Quand on a fouillé un endroit de tristesse ou de colère pour une scène, il faut parfois un peu de temps pour que le corps se remette en place. Mais je ne sais pas ce que c’est qu’être hantée par un personnage. Mon quotidien m’en empêche ! Je ne vais pas rentrer chez moi et dire à ma fille : «À partir de maintenant, maman ne s’appelle pas Virginie mais Bernadette !» Mon métier prend déjà suffisamment de place comme ça. Si être actrice implique une forme de schizophrénie, elle n’existe pour moi que de façon diluée, entre «Action !» et «Coupez !». En tout cas pour le moment. Mais on en reparle dans vingt ans : je serai peut-être complètement à la masse.
Une recette qui fonctionne aussi bien au photocall, en robe brodée longueur midi. (Cannes, le 25 mai 2019.)
Virginie Efira en robe chemise pour l’inauguration de la Cité du Cinéma. (Saint-Denis, le 21 septembre 2012.)
Virginie Efira en robe longue et fendue. (Cannes, le 11 mai 2016.)
Virginie Efira en robe longue à décolleté profond. (Cannes, le 21 mai 2016.)
Quid de l’image publique ? Est-ce que vous vous en sentez prisonnière ?
Je ne me pose pas la question, car je pense surtout qu’on surestime l’importance que les gens nous accordent. Je crois sincèrement qu’ils ont mieux à faire que d’attendre quelque chose de moi. Et puis, médiatisé ou non, on peut parfois se perdre ponctuellement dans une caricature de nous-même. Mais c’est assez éphémère, sauf peut-être si la célébrité vous frappe trop jeune, alors que vous êtes en pleine construction. La manière dont les autres vous voient peut alors devenir votre identité première. C’est très déstructurant, y compris sur le désir de jouer qui peut alors ne pas être suffisamment interrogé. Mais j’avais plus de 30 ans quand les choses se sont accélérées pour moi et cela m’a permis, je crois, d’avoir un peu plus de recul. Quand je lis un papier sur moi par exemple, je n’y vois pas de vérité absolue, que ce soit positif ou négatif.

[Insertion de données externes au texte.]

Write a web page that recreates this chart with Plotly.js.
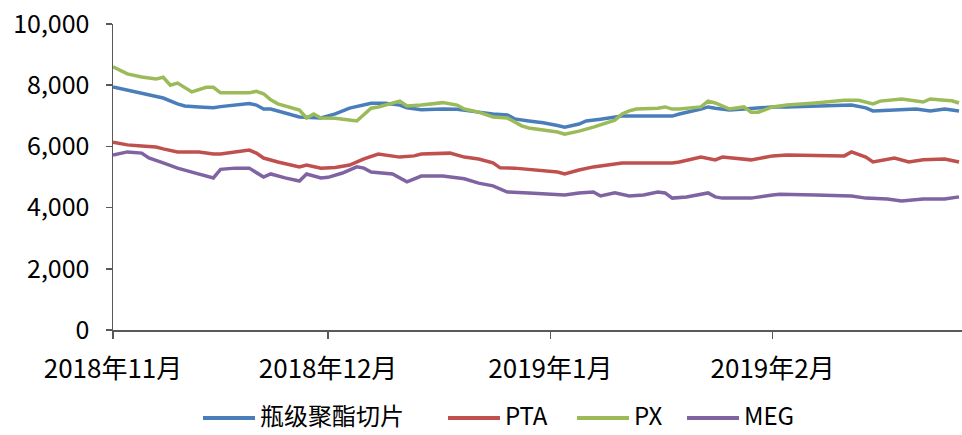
<!DOCTYPE html>
<html>
<head>
<meta charset="utf-8">
<script src="https://cdn.plot.ly/plotly-3.0.1.min.js"></script>
<style>html,body{margin:0;padding:0;background:#fff;}#chart{width:962px;height:435px;}</style>
</head>
<body>
<div id="chart"></div>
<script>
// ---- Data ----
const seriesNames = ['瓶级聚酯切片', 'PTA', 'PX', 'MEG'];

const petDates = ['2018-11-01','2018-11-03','2018-11-05','2018-11-06','2018-11-08','2018-11-10','2018-11-11','2018-11-13','2018-11-15','2018-11-16','2018-11-20','2018-11-21','2018-11-22','2018-11-23','2018-11-25','2018-11-27','2018-11-30','2018-12-02','2018-12-04','2018-12-07','2018-12-09','2018-12-11','2018-12-12','2018-12-14','2018-12-17','2018-12-19','2018-12-22','2018-12-24','2018-12-26','2018-12-27','2018-12-29','2018-12-31','2019-01-02','2019-01-03','2019-01-05','2019-01-06','2019-01-08','2019-01-09','2019-01-11','2019-01-18','2019-01-19','2019-01-22','2019-01-23','2019-01-24','2019-01-26','2019-01-28','2019-01-30','2019-02-01','2019-02-03','2019-02-07','2019-02-12','2019-02-14','2019-02-15','2019-02-18','2019-02-21','2019-02-23','2019-02-25','2019-02-27'];
const petValues = [7940,7840,7750,7680,7580,7390,7320,7290,7260,7300,7400,7350,7220,7220,7090,6960,6930,7060,7250,7410,7410,7350,7260,7200,7220,7210,7120,7060,7030,6900,6830,6770,6680,6630,6730,6830,6890,6930,6990,6990,7060,7220,7290,7250,7190,7220,7250,7290,7290,7320,7350,7260,7160,7190,7220,7160,7220,7160];

const ptaDates = ['2018-11-01','2018-11-03','2018-11-05','2018-11-07','2018-11-08','2018-11-10','2018-11-13','2018-11-15','2018-11-16','2018-11-18','2018-11-20','2018-11-21','2018-11-22','2018-11-24','2018-11-27','2018-11-28','2018-11-30','2018-12-02','2018-12-04','2018-12-06','2018-12-08','2018-12-11','2018-12-13','2018-12-14','2018-12-17','2018-12-18','2018-12-20','2018-12-22','2018-12-24','2018-12-25','2018-12-27','2018-12-30','2019-01-02','2019-01-03','2019-01-05','2019-01-07','2019-01-11','2019-01-18','2019-01-19','2019-01-22','2019-01-24','2019-01-25','2019-01-29','2019-02-01','2019-02-03','2019-02-11','2019-02-12','2019-02-14','2019-02-15','2019-02-18','2019-02-20','2019-02-22','2019-02-25','2019-02-27'];
const ptaValues = [6140,6050,6010,5980,5920,5820,5820,5750,5750,5820,5880,5780,5620,5490,5330,5390,5290,5310,5390,5590,5750,5650,5690,5750,5780,5780,5650,5590,5460,5300,5290,5230,5160,5100,5230,5330,5460,5460,5490,5650,5560,5650,5560,5690,5720,5690,5820,5650,5490,5620,5490,5560,5590,5490];

const pxDates = ['2018-11-01','2018-11-03','2018-11-05','2018-11-07','2018-11-08','2018-11-09','2018-11-10','2018-11-11','2018-11-12','2018-11-14','2018-11-15','2018-11-16','2018-11-20','2018-11-21','2018-11-22','2018-11-23','2018-11-24','2018-11-27','2018-11-28','2018-11-29','2018-11-30','2018-12-02','2018-12-05','2018-12-07','2018-12-08','2018-12-11','2018-12-12','2018-12-14','2018-12-17','2018-12-19','2018-12-20','2018-12-22','2018-12-24','2018-12-26','2018-12-27','2018-12-28','2018-12-29','2019-01-02','2019-01-03','2019-01-05','2019-01-07','2019-01-09','2019-01-10','2019-01-11','2019-01-12','2019-01-13','2019-01-16','2019-01-17','2019-01-18','2019-01-19','2019-01-22','2019-01-23','2019-01-24','2019-01-26','2019-01-28','2019-01-29','2019-01-30','2019-02-01','2019-02-03','2019-02-07','2019-02-11','2019-02-13','2019-02-15','2019-02-16','2019-02-18','2019-02-19','2019-02-22','2019-02-23','2019-02-25','2019-02-26','2019-02-27'];
const pxValues = [8600,8370,8270,8200,8260,8000,8070,7940,7780,7930,7930,7750,7750,7800,7720,7520,7390,7190,6930,7060,6930,6920,6830,7250,7290,7480,7320,7350,7430,7350,7220,7120,6960,6930,6800,6670,6600,6470,6400,6500,6630,6800,6860,7060,7160,7220,7250,7290,7220,7220,7290,7480,7420,7220,7290,7120,7120,7290,7350,7420,7510,7510,7390,7480,7510,7550,7450,7550,7510,7490,7420];

const megDates = ['2018-11-01','2018-11-03','2018-11-05','2018-11-06','2018-11-08','2018-11-10','2018-11-12','2018-11-15','2018-11-16','2018-11-18','2018-11-20','2018-11-22','2018-11-23','2018-11-25','2018-11-27','2018-11-28','2018-11-30','2018-12-01','2018-12-03','2018-12-05','2018-12-06','2018-12-07','2018-12-10','2018-12-12','2018-12-14','2018-12-17','2018-12-20','2018-12-22','2018-12-24','2018-12-26','2018-12-29','2019-01-02','2019-01-03','2019-01-05','2019-01-07','2019-01-08','2019-01-10','2019-01-12','2019-01-14','2019-01-16','2019-01-17','2019-01-18','2019-01-20','2019-01-23','2019-01-24','2019-01-25','2019-01-29','2019-02-01','2019-02-02','2019-02-07','2019-02-12','2019-02-14','2019-02-17','2019-02-19','2019-02-22','2019-02-25','2019-02-27'];
const megValues = [5720,5820,5780,5620,5460,5290,5160,4970,5250,5290,5290,5000,5100,4970,4870,5100,4970,4990,5130,5330,5290,5160,5100,4840,5030,5030,4940,4800,4710,4510,4480,4410,4410,4480,4510,4380,4480,4380,4410,4510,4480,4310,4350,4480,4350,4310,4310,4410,4440,4410,4380,4310,4280,4220,4280,4280,4350];

const tickDates = ['2018-11-01','2018-12-01','2019-01-01','2019-02-01'];
const tickLabels = ['2018年11月','2018年12月','2019年1月','2019年2月'];
const yTicks = [0, 2000, 4000, 6000, 8000, 10000];

const colors = ['#4A7EBB', '#C0504D', '#9BBB59', '#8064A2'];
// -----------------------------------------------

const FONT = '"Liberation Sans Narrow", "Noto Sans CJK SC", "DejaVu Sans Condensed", sans-serif';
const W = 962, H = 435;
const M = {l: 113, r: 0, t: 24, b: 105};
const plotW = W - M.l - M.r, plotH = H - M.t - M.b;

const xs = [petDates, ptaDates, pxDates, megDates];
const ys = [petValues, ptaValues, pxValues, megValues];

const traces = seriesNames.map((n, i) => ({
  type: 'scatter', mode: 'lines', name: n,
  x: xs[i], y: ys[i],
  line: {color: colors[i], width: 3.5},
  hoverinfo: 'skip'
}));

// Custom legend (pixel layout of the legend row, converted to paper coords)
const legendY = 415;
const legendItems = [
  {x0: 203, x1: 255, tx: 259},
  {x0: 448, x1: 500, tx: 504},
  {x0: 577, x1: 629, tx: 633},
  {x0: 687, x1: 739, tx: 743}
];
const px2x = p => (p - M.l) / plotW;
const px2y = p => (H - M.b - p) / plotH;
const shapes = legendItems.map((it, i) => ({
  type: 'line', xref: 'paper', yref: 'paper',
  x0: px2x(it.x0), x1: px2x(it.x1), y0: px2y(legendY + 3), y1: px2y(legendY + 3),
  line: {color: colors[i], width: 4}
}));
const annotations = legendItems.map((it, i) => ({
  xref: 'paper', yref: 'paper', x: px2x(it.tx), y: px2y(legendY),
  xanchor: 'left', yanchor: 'middle', showarrow: false, borderpad: 0,
  text: seriesNames[i], font: {family: FONT, size: 24, color: '#000'}
}));

const layout = {
  width: W, height: H,
  margin: {l: M.l, r: M.r, t: M.t, b: M.b, pad: 0},
  paper_bgcolor: '#fff', plot_bgcolor: '#fff',
  font: {family: FONT, size: 25, color: '#000'},
  showlegend: false,
  shapes: shapes, annotations: annotations,
  xaxis: {
    type: 'date', automargin: false,
    range: ['2018-11-01', '2019-02-27 10:00'],
    tickmode: 'array', tickvals: tickDates, ticktext: tickLabels,
    showgrid: false, zeroline: false,
    showline: true, linecolor: '#595959', linewidth: 1.5,
    ticks: 'outside', ticklen: 7, tickwidth: 1.5, tickcolor: '#595959',
    ticklabelstandoff: 8,
    tickfont: {family: FONT, size: 26, color: '#000'}
  },
  yaxis: {
    range: [0, 10000], automargin: false,
    tickmode: 'array', tickvals: yTicks, tickformat: ',d',
    showgrid: false, zeroline: false,
    showline: true, linecolor: '#595959', linewidth: 1.5,
    ticks: 'outside', ticklen: 6, tickwidth: 1.5, tickcolor: '#595959',
    ticklabelstandoff: 11,
    tickfont: {family: FONT, size: 25, color: '#000'}
  }
};

Plotly.newPlot('chart', traces, layout, {staticPlot: true, displayModeBar: false});
</script>
</body>
</html>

Le 5 janvier, vous serez à l’affiche d’En attendant Bojangles, de Régis Roinsard. Un autre personnage aux personnalités multiples ?
Effectivement, même si le film est très différent dans ses intentions, sa forme, son langage, plus lyriques et romantiques. C’est un monde en soi et il y a un risque très excitant dans ce parti pris. Outre le plaisir de jouer avec, que j’admire énormément, j’aimais aussi l’énergie de ce personnage qui vit dans l’urgence, comme si elle avait une conscience accrue de la mort. Et puis, il y avait ce fantasme d’actrice, oserais-je dire de petite fille, liée au contexte sixties, aux costumes et à la danse.
« J’ai longtemps cru que je chantais bien »
L’un de vos talents innés ?
Pas vraiment ! J’étais même persuadée d’être éléphantesque, empotée, quand une figurante est venue me dire qu’elle me trouvait gracieuse sur le tournage. Je croyais sincèrement qu’elle se moquait de moi mais, au final, même si je ne suis pas Ginger Rogers, ça passe. Comme quoi, la perception qu’on a de soi peut-être quelque chose de compliqué. Autre exemple qui l’illustre bien : j’ai longtemps cru que je chantais bien. La faute, sans doute, aux soirées karaoké un peu arrosées. Et puis, un jour, je me suis entendue…
Un mot sur Les Enfants des autres, le prochain film de Rebecca Zlotowski dans lequel vous jouerez ?
C’est un film très personnel pour Rebecca qui y regarde droit dans les yeux le rôle de belle-mère, loin des caricatures de marâtre ou de simple figurante. À travers mon personnage, une femme sans enfants qui vit une histoire avec un homme déjà papa (, Roschdy Zem, NDLR), le film pose de nombreuses questions passionnantes : quel est le rapport de cette femme à cet enfant ? Comment trouver sa place quand on est celle qui arrive après ? Une relation de sororité est-elle possible avec l’autre femme (ici jouée par Chiara Mastroianni, NDLR) ? C’est une histoire très belle et très pure sur la question de la transmission, sur ce qu’il reste de nous, et ce qui part.
Madeleine Collins, d’Antoine Barraud, avec Virginie Efira, Bruno Salomone. Sortie le 22 décembre.